*Written task:* Please restate, exactly as written, the lines running from the beginning of the material through the line that has "Chart.register(...registerables);" in it.

*Provided data:*

—————

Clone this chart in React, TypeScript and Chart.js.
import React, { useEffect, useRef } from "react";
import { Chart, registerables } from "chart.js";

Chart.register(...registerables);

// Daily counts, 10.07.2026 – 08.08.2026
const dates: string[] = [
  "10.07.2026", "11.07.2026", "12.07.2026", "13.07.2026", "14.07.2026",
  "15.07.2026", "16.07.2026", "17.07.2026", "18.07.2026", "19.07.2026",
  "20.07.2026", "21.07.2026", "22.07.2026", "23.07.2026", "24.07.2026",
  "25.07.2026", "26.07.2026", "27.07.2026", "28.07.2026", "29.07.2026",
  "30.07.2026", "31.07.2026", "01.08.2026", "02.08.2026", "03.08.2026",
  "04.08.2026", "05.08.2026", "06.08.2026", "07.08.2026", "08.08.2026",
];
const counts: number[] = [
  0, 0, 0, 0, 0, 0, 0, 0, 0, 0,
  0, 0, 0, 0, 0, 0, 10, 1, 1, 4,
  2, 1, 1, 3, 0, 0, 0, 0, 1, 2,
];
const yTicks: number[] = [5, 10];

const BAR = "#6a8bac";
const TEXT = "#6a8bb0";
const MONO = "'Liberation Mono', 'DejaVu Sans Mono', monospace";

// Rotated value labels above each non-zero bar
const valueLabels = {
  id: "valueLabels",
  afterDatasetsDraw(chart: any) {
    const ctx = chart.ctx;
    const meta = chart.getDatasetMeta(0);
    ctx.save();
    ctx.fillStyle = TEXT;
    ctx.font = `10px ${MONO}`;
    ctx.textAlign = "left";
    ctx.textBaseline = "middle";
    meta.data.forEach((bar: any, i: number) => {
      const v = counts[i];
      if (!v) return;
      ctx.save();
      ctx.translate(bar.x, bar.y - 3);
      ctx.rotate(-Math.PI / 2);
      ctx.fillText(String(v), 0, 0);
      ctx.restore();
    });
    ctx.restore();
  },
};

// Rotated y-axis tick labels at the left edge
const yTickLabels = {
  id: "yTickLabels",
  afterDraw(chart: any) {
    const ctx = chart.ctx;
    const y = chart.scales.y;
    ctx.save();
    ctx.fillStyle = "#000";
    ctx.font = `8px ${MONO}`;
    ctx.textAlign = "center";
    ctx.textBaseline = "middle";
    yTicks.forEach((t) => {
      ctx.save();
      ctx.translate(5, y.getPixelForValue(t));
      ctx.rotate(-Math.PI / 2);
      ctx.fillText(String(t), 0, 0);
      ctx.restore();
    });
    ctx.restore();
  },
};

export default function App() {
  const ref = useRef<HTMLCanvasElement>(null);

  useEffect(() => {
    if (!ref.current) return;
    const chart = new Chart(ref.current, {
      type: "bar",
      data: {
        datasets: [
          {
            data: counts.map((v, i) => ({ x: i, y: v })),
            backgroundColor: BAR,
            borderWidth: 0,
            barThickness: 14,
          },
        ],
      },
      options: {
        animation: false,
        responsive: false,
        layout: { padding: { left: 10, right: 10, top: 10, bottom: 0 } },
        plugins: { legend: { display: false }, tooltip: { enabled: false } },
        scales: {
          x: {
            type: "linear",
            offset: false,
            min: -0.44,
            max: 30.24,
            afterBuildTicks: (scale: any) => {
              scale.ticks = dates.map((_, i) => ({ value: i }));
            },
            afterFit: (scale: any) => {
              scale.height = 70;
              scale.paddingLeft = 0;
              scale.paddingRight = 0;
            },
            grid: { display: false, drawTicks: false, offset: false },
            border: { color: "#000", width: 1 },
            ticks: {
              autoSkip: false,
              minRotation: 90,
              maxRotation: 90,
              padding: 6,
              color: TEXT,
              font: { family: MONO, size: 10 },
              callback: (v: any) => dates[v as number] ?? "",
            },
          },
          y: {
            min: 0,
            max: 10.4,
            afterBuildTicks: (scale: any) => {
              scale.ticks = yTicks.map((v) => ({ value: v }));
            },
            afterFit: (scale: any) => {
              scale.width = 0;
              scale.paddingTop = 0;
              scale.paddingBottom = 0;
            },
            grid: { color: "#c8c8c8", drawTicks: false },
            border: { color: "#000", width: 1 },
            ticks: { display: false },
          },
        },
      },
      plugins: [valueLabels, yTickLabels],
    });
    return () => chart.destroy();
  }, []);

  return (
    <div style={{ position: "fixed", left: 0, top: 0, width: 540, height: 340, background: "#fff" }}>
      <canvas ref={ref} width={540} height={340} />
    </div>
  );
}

—————

*Answer to this exercise:*
Clone this chart in React, TypeScript and Chart.js.
import React, { useEffect, useRef } from "react";
import { Chart, registerables } from "chart.js";

Chart.register(...registerables);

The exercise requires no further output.